## What you have to do
Extract the lines between the ones holding "Reproduce this chart" and "shares = [58, 29, 13]", inclusive, exactly as written and nothing more.

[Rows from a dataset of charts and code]
╭──

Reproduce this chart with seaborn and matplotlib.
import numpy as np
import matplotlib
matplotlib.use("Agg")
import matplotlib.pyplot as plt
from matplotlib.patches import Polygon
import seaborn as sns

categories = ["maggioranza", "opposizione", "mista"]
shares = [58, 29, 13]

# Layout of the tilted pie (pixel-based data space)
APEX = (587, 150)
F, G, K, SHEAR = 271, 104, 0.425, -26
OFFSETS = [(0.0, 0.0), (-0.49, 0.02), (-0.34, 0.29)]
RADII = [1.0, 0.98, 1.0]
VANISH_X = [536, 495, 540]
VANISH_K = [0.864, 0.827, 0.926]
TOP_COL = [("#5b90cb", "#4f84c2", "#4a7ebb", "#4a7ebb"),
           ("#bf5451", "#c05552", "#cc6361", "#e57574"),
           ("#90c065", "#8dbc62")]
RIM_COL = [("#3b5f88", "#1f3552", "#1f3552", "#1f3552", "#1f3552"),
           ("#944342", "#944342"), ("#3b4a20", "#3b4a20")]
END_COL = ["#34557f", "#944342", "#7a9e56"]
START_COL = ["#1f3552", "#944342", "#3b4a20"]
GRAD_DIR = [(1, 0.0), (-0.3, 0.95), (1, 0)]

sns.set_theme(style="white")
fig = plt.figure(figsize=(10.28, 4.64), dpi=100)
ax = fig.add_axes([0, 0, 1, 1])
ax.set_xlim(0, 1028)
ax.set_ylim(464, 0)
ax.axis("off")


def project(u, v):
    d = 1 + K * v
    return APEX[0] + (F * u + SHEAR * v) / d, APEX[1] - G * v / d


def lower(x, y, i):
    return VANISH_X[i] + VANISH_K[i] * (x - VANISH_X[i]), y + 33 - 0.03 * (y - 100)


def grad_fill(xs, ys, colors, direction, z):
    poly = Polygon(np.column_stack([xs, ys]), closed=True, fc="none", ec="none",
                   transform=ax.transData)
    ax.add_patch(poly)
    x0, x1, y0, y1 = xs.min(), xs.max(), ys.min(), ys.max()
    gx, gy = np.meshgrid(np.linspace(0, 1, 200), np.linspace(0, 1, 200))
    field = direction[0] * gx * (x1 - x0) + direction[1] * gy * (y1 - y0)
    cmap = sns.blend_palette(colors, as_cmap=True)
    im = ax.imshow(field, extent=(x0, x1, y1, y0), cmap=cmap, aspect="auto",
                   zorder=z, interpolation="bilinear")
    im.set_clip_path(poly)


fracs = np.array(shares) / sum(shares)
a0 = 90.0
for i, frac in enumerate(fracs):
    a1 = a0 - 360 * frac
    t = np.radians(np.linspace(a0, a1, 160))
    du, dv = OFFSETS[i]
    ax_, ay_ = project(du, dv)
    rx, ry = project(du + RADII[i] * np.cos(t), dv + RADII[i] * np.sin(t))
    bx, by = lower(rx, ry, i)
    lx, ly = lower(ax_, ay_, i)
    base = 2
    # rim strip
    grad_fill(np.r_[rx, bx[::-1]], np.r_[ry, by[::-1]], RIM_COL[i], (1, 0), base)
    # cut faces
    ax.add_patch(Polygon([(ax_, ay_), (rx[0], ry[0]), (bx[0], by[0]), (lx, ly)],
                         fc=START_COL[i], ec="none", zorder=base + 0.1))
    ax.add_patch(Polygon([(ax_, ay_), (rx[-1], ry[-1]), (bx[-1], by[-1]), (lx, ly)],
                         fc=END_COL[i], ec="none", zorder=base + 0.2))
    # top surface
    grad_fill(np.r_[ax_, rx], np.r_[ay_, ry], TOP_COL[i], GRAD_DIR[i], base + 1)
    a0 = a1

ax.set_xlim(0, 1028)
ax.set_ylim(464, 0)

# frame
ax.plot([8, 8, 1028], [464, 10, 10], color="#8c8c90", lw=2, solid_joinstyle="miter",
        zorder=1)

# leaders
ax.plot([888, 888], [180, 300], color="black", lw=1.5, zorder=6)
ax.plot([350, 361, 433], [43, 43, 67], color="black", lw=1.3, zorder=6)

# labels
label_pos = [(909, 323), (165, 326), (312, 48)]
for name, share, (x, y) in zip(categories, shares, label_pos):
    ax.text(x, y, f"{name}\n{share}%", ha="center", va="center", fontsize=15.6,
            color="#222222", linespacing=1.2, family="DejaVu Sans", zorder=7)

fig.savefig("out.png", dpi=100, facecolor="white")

╰──
╭──

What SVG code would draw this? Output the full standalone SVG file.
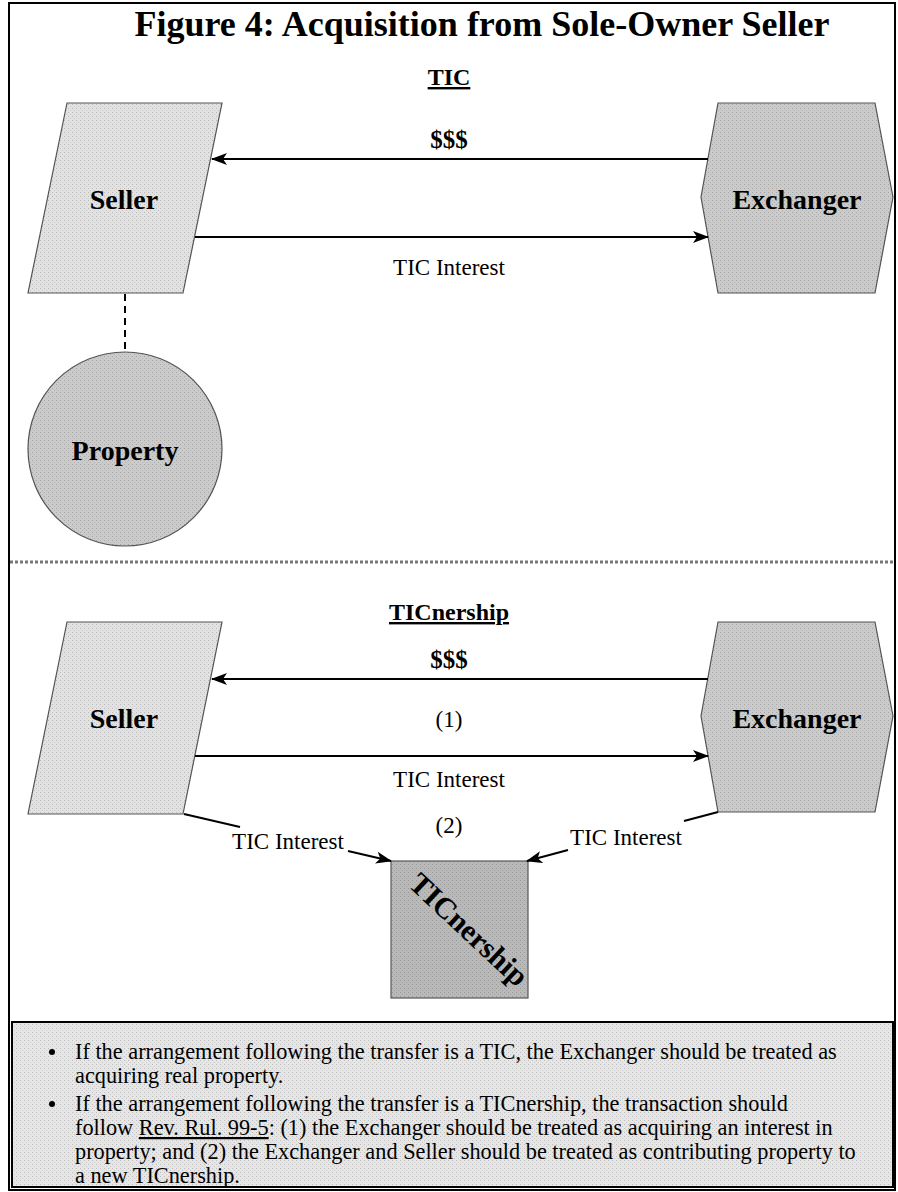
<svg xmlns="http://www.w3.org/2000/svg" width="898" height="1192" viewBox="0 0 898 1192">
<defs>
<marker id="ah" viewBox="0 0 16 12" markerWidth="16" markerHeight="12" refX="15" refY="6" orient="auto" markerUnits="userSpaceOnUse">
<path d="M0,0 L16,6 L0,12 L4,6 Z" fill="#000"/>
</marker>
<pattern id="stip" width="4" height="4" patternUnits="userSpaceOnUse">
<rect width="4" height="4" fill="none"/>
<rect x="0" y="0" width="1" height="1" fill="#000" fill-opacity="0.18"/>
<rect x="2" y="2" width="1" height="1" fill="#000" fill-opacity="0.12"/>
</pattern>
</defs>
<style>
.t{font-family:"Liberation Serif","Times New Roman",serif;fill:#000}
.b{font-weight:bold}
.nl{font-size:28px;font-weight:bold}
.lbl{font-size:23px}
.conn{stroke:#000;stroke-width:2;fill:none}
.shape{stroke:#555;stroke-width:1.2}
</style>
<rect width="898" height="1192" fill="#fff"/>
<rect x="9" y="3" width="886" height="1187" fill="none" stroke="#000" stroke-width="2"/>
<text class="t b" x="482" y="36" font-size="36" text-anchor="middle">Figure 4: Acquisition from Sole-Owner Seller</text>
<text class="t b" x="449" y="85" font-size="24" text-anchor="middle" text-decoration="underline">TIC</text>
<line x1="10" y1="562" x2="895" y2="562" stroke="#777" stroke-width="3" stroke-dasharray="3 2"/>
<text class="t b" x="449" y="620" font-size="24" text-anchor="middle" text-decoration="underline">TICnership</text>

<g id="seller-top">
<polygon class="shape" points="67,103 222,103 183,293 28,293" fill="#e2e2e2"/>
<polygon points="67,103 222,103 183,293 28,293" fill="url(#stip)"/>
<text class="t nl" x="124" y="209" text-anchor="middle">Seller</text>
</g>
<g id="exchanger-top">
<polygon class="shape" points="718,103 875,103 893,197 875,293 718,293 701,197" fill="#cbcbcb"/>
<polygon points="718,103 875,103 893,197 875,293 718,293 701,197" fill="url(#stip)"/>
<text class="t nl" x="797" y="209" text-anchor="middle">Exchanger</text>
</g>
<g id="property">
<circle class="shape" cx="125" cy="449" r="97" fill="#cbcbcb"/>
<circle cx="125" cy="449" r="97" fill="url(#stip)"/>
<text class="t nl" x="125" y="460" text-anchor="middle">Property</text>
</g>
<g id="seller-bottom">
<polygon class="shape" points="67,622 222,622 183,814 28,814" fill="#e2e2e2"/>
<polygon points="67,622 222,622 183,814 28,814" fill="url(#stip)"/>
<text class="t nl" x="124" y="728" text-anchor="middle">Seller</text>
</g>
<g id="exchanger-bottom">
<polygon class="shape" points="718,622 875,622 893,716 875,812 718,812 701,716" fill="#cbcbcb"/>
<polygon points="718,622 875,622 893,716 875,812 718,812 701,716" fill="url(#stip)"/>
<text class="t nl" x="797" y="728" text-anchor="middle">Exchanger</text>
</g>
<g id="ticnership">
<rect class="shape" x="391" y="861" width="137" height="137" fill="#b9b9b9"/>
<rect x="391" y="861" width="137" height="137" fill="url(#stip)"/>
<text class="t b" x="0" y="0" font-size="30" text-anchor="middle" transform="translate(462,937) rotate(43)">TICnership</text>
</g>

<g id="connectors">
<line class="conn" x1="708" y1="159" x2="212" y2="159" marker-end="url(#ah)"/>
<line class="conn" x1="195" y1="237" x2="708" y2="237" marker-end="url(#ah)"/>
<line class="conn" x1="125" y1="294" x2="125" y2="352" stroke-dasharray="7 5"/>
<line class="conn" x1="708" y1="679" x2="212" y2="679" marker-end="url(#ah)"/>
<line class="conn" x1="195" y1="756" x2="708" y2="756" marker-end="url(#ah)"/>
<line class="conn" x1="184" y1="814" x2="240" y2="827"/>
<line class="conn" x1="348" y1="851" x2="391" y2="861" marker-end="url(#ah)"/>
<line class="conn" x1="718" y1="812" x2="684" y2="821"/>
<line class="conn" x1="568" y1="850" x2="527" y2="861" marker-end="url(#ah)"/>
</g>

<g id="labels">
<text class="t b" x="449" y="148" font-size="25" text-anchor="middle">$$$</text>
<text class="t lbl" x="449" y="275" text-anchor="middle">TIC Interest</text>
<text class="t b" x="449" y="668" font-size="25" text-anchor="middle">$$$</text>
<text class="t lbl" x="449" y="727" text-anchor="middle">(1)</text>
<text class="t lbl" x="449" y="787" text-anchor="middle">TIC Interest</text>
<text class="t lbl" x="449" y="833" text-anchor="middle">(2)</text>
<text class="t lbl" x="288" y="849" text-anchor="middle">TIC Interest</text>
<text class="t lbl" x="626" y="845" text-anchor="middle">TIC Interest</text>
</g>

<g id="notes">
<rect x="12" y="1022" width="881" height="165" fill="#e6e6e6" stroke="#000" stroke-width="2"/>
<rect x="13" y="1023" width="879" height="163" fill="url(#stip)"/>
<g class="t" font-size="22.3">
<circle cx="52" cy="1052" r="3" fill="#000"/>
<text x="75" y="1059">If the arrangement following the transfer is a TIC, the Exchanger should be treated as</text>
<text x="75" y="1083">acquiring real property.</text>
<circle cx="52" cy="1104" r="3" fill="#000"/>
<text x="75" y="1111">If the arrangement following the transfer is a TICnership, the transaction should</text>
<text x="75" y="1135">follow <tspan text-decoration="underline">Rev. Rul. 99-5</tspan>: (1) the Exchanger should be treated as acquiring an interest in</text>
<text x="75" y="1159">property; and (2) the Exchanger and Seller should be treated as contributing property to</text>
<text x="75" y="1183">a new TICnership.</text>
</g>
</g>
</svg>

╰──

## Answer to the exercise
Reproduce this chart with seaborn and matplotlib.
import numpy as np
import matplotlib
matplotlib.use("Agg")
import matplotlib.pyplot as plt
from matplotlib.patches import Polygon
import seaborn as sns

categories = ["maggioranza", "opposizione", "mista"]
shares = [58, 29, 13]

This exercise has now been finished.